On September 23, 2019, author Christopher Beach lectured about the invaluable field of cinematography at the Motion Picture Arts and Sciences’ Linwood Dunn Theater in Hollywood, California. Author of the recent cinema crafts book A Hidden History of Film Style, from the University of California Press, Beach dissected the contributions of the cinematographer in some of history’s most significant motion pictures.
Pointedly, Beach, a 2012 recipient of The Academy Film Scholars Award, explained why, throughout the 20th century, cinematographers often did not get their due within the industry itself, to say nothing of being heralded in the literature about Hollywood.

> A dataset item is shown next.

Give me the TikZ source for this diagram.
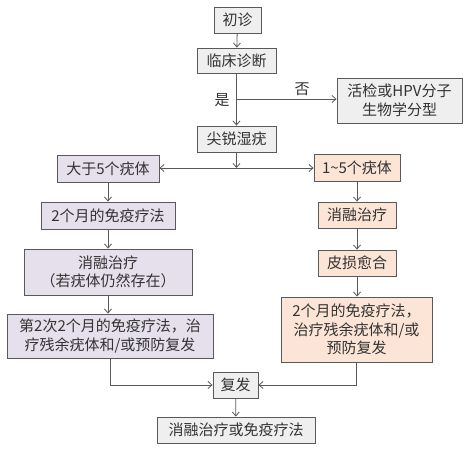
\documentclass[tikz,border=0pt]{standalone}
\usepackage{fontspec}
\setmainfont{Noto Sans CJK SC}
\usetikzlibrary{arrows.meta}
\definecolor{bordc}{HTML}{595959}
\definecolor{txtc}{HTML}{333333}
\definecolor{grayf}{HTML}{EFEFEF}
\definecolor{lavf}{HTML}{E5E0EC}
\definecolor{peachf}{HTML}{FCE5D6}
\tikzset{
  box/.style={draw=bordc, line width=0.9pt, rectangle, inner sep=0pt, align=center,
    text=txtc, font=\fontsize{15}{18.5}\selectfont, anchor=center},
  gbox/.style={box, fill=grayf},
  lbox/.style={box, fill=lavf},
  pbox/.style={box, fill=peachf},
  conn/.style={draw=bordc, line width=0.8pt, -{Straight Barb[length=4pt,width=7pt]}},
  lab/.style={text=txtc, font=\fontsize{15}{16}\selectfont, inner sep=0pt}
}
\begin{document}
\begin{tikzpicture}[x=1pt,y=-1pt]
\useasboundingbox (0,0) rectangle (470,451);
\node[gbox, minimum width=47, minimum height=26] (chu) at (237.5,20) {初诊};
\node[gbox, minimum width=79, minimum height=25] (lin) at (236.5,60.5) {临床诊断};
\node[gbox, minimum width=125, minimum height=45] (huo) at (399.5,100.5) {活检或HPV分子\\生物学分型};
\node[gbox, minimum width=79, minimum height=26] (jian) at (236.5,139) {尖锐湿疣};
\node[lbox, minimum width=102, minimum height=27] (dayu) at (108,168.5) {大于5个疣体};
\node[pbox, minimum width=86, minimum height=27] (yi) at (357,167.5) {1\textasciitilde 5个疣体};
\node[lbox, minimum width=134, minimum height=27] (l2) at (108,215.5) {2个月的免疫疗法};
\node[lbox, minimum width=168, minimum height=46] (l3) at (108,272) {消融治疗\\（若疣体仍然存在）};
\node[lbox, minimum width=206, minimum height=44] (l4) at (110,336) {第2次2个月的免疫疗法，治\\疗残余疣体和/或预防复发};
\node[pbox, minimum width=78, minimum height=26] (r2) at (357,215) {消融治疗};
\node[pbox, minimum width=78, minimum height=26] (r3) at (357,263) {皮损愈合};
\node[pbox, minimum width=151, minimum height=65] (r4) at (356.5,329.5) {2个月的免疫疗法，\\治疗残余疣体和/或\\预防复发};
\node[gbox, minimum width=45, minimum height=26] (fu) at (235.5,385) {复发};
\node[gbox, minimum width=158, minimum height=26] (fin) at (236,430) {消融治疗或免疫疗法};
\coordinate (b1) at (236.5,99);
\coordinate (b2) at (236.5,168);
\node[lab] (shi) at (222,100) {是};
\node[lab] (fou) at (302,89) {否};
\draw[conn] (chu) -- (lin);
\draw[conn] (lin) -- (jian);
\draw[conn] (b1) -- (b1 -| huo.west);
\draw[conn] (jian) -- (b2);
\draw[conn] (b2) -- (dayu.east |- b2);
\draw[conn] (b2) -- (yi.west |- b2);
\draw[conn] (dayu) -- (l2);
\draw[conn] (l2) -- (l3);
\draw[conn] (l3) -- (l4.north -| l3);
\draw[conn] (l4.south) |- (fu.west);
\draw[conn] (yi) -- (r2);
\draw[conn] (r2) -- (r3);
\draw[conn] (r3) -- (r4.north -| r3);
\draw[conn] (r4.south) |- (fu.east);
\draw[conn] (fu) -- (fin);
\end{tikzpicture}
\end{document}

Due to a decided lack of widespread information about the craft of cinematography and the occupation’s artistic merits, Beach, who did the majority of his research at The Academy’s Margaret Herrick Library in Beverly Hills, described how the technical complexity of cinematography—cameras, film stocks, and lighting—leads to a measure of ignorance amongst others in the film industry. As a result, barely a trickle of technical information migrates to the mass media, which already barely cover below-the-line movie staffers.
Surprisingly, Beach also professed that the auteur theory, favoring screenwriters who also direct, has a stronghold on the nature of film analysis, rarely allocating room to discuss cinematographers. “You go back to the early days,” Beach stated, “they often didn’t credit cinematographers. Then, directors, [such as] Hitchcock, they didn’t want to give the credit to their personnel; they wanted it for themselves.”
In the case of D.W. Griffith, Beach detailed how Griffith wanted to claim credit for the successes of his large-scale films, including Intolerance and Birth of a Nation. However, Griffith’s key director of photography, G.W. ‘Billy’ Bitzer deserved a significant portion of credit for the groundbreaking visuals in those films.
“It’s clear to me that Bitzer predated Griffith by a long time,” noting that Bitzer began his camera work in the late-1890s. Beach conveyed Bitzer’s “innovation in cinematography before he starts working with Griffith. “The iris shot is a photography innovation. The use of reflective light was invented by Bitzer.”
Regarding renowned Western director John Ford, Beach related that George Schneiderman shot 21 films for Ford, yet in the plethora of books about Ford, he is not mentioned. Conversely, Orson Welles was one of the few acclaimed directors who was willing to stand up for his first cinematographer, Gregg Toland, as a vital asset in the innovative, landmark production of Citizen Kane, largely acknowledged as one of the very best American films.
“People say [Toland] was the most influential cinematographer of all time,” said Beach. “He died quite young, so who knows what would have happened. Citizen Kane wouldn’t have looked anything like that [without Toland]. I don’t know how Welles would have had any knowledge or experience to do those things—I can’t imagine that the ideas for lighting or particular shots had come from Welles without Toland. [Welles] never made a film nearly that good again.”
With respect to auteurism, Beach remarked that when it began, it was a valuable theory. “There’s a consistent vision and thematic structure to certain directors,” Beach claimed. “At this point, we need to move beyond that—it shouldn’t be the only way we understand films. The image on the screen is the product primarily of the cinematographer.”
Among contemporary examples, which Beach screened and discussed on September 23, he noted Roger Deakins, who shot 12 films for The Coen Bros. “He raised their films to a whole new level,” Beach said.
Other than a very few modern directors of photography in addition to Deakins, Beach, in closing, described how first-hand comprehension of these craftspeople, nevertheless, remains largely unknown. “There is some publicity now—American Cinematographer magazine covers them pretty well,” Beach said. “In regular media, there is coverage, but not that often. There is much still overlooked.”